**TASK DIRECTIONS**
Make an exact transcription of the material, leaving out all images.

>>>

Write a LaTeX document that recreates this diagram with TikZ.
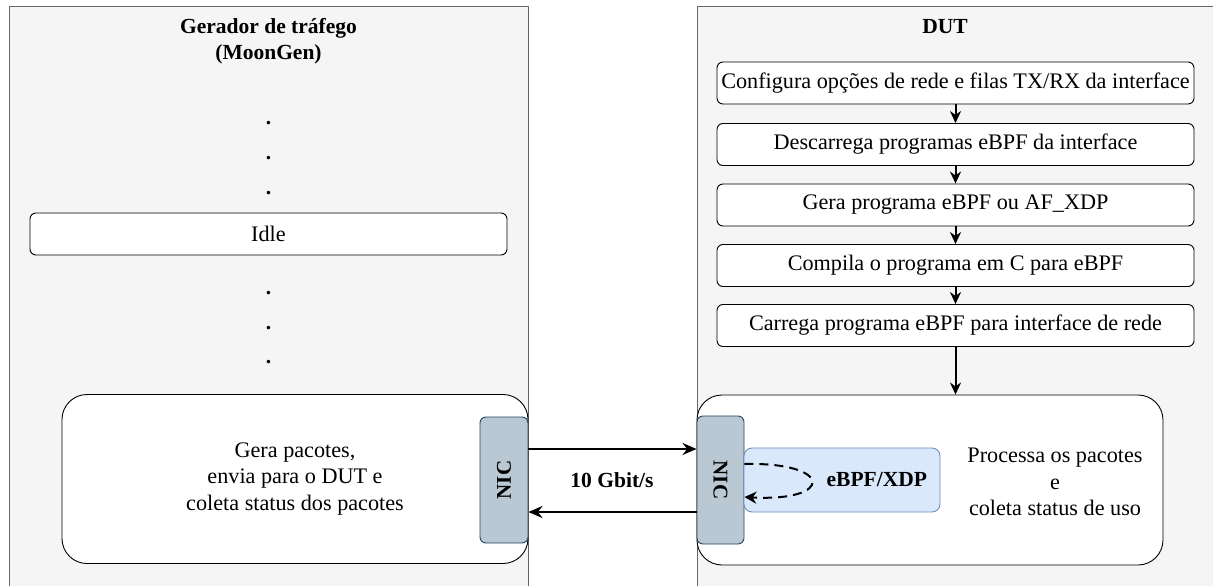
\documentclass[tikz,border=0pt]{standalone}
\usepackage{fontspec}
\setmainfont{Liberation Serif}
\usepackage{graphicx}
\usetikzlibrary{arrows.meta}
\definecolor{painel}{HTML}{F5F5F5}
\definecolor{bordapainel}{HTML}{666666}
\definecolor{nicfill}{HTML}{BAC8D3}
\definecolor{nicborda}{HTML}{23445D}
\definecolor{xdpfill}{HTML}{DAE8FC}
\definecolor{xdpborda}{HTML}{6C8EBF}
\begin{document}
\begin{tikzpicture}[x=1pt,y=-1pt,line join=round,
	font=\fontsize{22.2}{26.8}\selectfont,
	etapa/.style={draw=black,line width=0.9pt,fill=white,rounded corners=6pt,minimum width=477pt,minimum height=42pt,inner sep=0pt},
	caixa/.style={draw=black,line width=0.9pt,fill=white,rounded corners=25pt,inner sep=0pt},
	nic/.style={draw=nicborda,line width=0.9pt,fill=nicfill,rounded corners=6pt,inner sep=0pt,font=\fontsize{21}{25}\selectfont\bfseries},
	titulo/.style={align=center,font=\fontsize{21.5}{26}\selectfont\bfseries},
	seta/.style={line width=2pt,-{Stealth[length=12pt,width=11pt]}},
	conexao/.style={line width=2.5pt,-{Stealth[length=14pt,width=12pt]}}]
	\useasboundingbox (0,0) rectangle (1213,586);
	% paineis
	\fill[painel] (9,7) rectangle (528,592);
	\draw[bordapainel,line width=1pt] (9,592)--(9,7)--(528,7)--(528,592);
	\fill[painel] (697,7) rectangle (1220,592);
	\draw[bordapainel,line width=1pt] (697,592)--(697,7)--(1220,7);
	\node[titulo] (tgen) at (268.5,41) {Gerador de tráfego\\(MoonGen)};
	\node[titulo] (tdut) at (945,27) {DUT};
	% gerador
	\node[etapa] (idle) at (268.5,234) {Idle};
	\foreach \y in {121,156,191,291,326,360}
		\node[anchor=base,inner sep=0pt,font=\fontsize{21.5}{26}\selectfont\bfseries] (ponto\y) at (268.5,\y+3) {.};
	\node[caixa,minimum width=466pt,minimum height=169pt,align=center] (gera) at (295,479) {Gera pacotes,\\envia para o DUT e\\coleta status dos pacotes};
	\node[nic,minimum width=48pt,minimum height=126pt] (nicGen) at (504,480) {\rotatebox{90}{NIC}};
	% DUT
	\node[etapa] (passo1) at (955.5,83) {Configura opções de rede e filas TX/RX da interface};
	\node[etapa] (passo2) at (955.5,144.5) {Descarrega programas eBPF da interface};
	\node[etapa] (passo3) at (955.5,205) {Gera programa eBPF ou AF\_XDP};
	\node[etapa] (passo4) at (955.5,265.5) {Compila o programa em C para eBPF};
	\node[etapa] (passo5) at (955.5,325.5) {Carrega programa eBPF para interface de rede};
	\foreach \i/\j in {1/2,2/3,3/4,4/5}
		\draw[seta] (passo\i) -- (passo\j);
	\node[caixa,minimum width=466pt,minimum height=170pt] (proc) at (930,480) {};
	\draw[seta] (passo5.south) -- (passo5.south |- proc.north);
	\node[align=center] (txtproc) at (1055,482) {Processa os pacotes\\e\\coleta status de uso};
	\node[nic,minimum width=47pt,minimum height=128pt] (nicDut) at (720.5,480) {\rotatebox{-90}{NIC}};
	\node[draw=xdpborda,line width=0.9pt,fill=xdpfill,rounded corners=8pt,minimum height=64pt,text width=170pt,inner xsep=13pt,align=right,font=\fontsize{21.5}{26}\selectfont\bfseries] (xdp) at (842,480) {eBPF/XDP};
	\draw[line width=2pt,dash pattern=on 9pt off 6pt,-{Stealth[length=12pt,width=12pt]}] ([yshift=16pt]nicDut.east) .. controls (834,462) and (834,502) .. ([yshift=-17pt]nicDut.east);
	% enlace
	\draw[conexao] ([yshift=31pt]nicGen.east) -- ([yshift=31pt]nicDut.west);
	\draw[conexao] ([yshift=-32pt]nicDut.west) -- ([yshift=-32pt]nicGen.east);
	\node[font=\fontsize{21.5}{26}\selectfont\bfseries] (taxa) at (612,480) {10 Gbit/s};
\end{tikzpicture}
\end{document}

<<<

**RESULT**
Write a LaTeX document that recreates this diagram with TikZ.
\documentclass[tikz,border=0pt]{standalone}
\usepackage{fontspec}
\setmainfont{Liberation Serif}
\usepackage{graphicx}
\usetikzlibrary{arrows.meta}
\definecolor{painel}{HTML}{F5F5F5}
\definecolor{bordapainel}{HTML}{666666}
\definecolor{nicfill}{HTML}{BAC8D3}
\definecolor{nicborda}{HTML}{23445D}
\definecolor{xdpfill}{HTML}{DAE8FC}
\definecolor{xdpborda}{HTML}{6C8EBF}
\begin{document}
\begin{tikzpicture}[x=1pt,y=-1pt,line join=round,
	font=\fontsize{22.2}{26.8}\selectfont,
	etapa/.style={draw=black,line width=0.9pt,fill=white,rounded corners=6pt,minimum width=477pt,minimum height=42pt,inner sep=0pt},
	caixa/.style={draw=black,line width=0.9pt,fill=white,rounded corners=25pt,inner sep=0pt},
	nic/.style={draw=nicborda,line width=0.9pt,fill=nicfill,rounded corners=6pt,inner sep=0pt,font=\fontsize{21}{25}\selectfont\bfseries},
	titulo/.style={align=center,font=\fontsize{21.5}{26}\selectfont\bfseries},
	seta/.style={line width=2pt,-{Stealth[length=12pt,width=11pt]}},
	conexao/.style={line width=2.5pt,-{Stealth[length=14pt,width=12pt]}}]
	\useasboundingbox (0,0) rectangle (1213,586);
	% paineis
	\fill[painel] (9,7) rectangle (528,592);
	\draw[bordapainel,line width=1pt] (9,592)--(9,7)--(528,7)--(528,592);
	\fill[painel] (697,7) rectangle (1220,592);
	\draw[bordapainel,line width=1pt] (697,592)--(697,7)--(1220,7);
	\node[titulo] (tgen) at (268.5,41) {Gerador de tráfego\\(MoonGen)};
	\node[titulo] (tdut) at (945,27) {DUT};
	% gerador
	\node[etapa] (idle) at (268.5,234) {Idle};
	\foreach \y in {121,156,191,291,326,360}
		\node[anchor=base,inner sep=0pt,font=\fontsize{21.5}{26}\selectfont\bfseries] (ponto\y) at (268.5,\y+3) {.};
	\node[caixa,minimum width=466pt,minimum height=169pt,align=center] (gera) at (295,479) {Gera pacotes,\\envia para o DUT e\\coleta status dos pacotes};
	\node[nic,minimum width=48pt,minimum height=126pt] (nicGen) at (504,480) {\rotatebox{90}{NIC}};
	% DUT
	\node[etapa] (passo1) at (955.5,83) {Configura opções de rede e filas TX/RX da interface};
	\node[etapa] (passo2) at (955.5,144.5) {Descarrega programas eBPF da interface};
	\node[etapa] (passo3) at (955.5,205) {Gera programa eBPF ou AF\_XDP};
	\node[etapa] (passo4) at (955.5,265.5) {Compila o programa em C para eBPF};
	\node[etapa] (passo5) at (955.5,325.5) {Carrega programa eBPF para interface de rede};
	\foreach \i/\j in {1/2,2/3,3/4,4/5}
		\draw[seta] (passo\i) -- (passo\j);
	\node[caixa,minimum width=466pt,minimum height=170pt] (proc) at (930,480) {};
	\draw[seta] (passo5.south) -- (passo5.south |- proc.north);
	\node[align=center] (txtproc) at (1055,482) {Processa os pacotes\\e\\coleta status de uso};
	\node[nic,minimum width=47pt,minimum height=128pt] (nicDut) at (720.5,480) {\rotatebox{-90}{NIC}};
	\node[draw=xdpborda,line width=0.9pt,fill=xdpfill,rounded corners=8pt,minimum height=64pt,text width=170pt,inner xsep=13pt,align=right,font=\fontsize{21.5}{26}\selectfont\bfseries] (xdp) at (842,480) {eBPF/XDP};
	\draw[line width=2pt,dash pattern=on 9pt off 6pt,-{Stealth[length=12pt,width=12pt]}] ([yshift=16pt]nicDut.east) .. controls (834,462) and (834,502) .. ([yshift=-17pt]nicDut.east);
	% enlace
	\draw[conexao] ([yshift=31pt]nicGen.east) -- ([yshift=31pt]nicDut.west);
	\draw[conexao] ([yshift=-32pt]nicDut.west) -- ([yshift=-32pt]nicGen.east);
	\node[font=\fontsize{21.5}{26}\selectfont\bfseries] (taxa) at (612,480) {10 Gbit/s};
\end{tikzpicture}
\end{document}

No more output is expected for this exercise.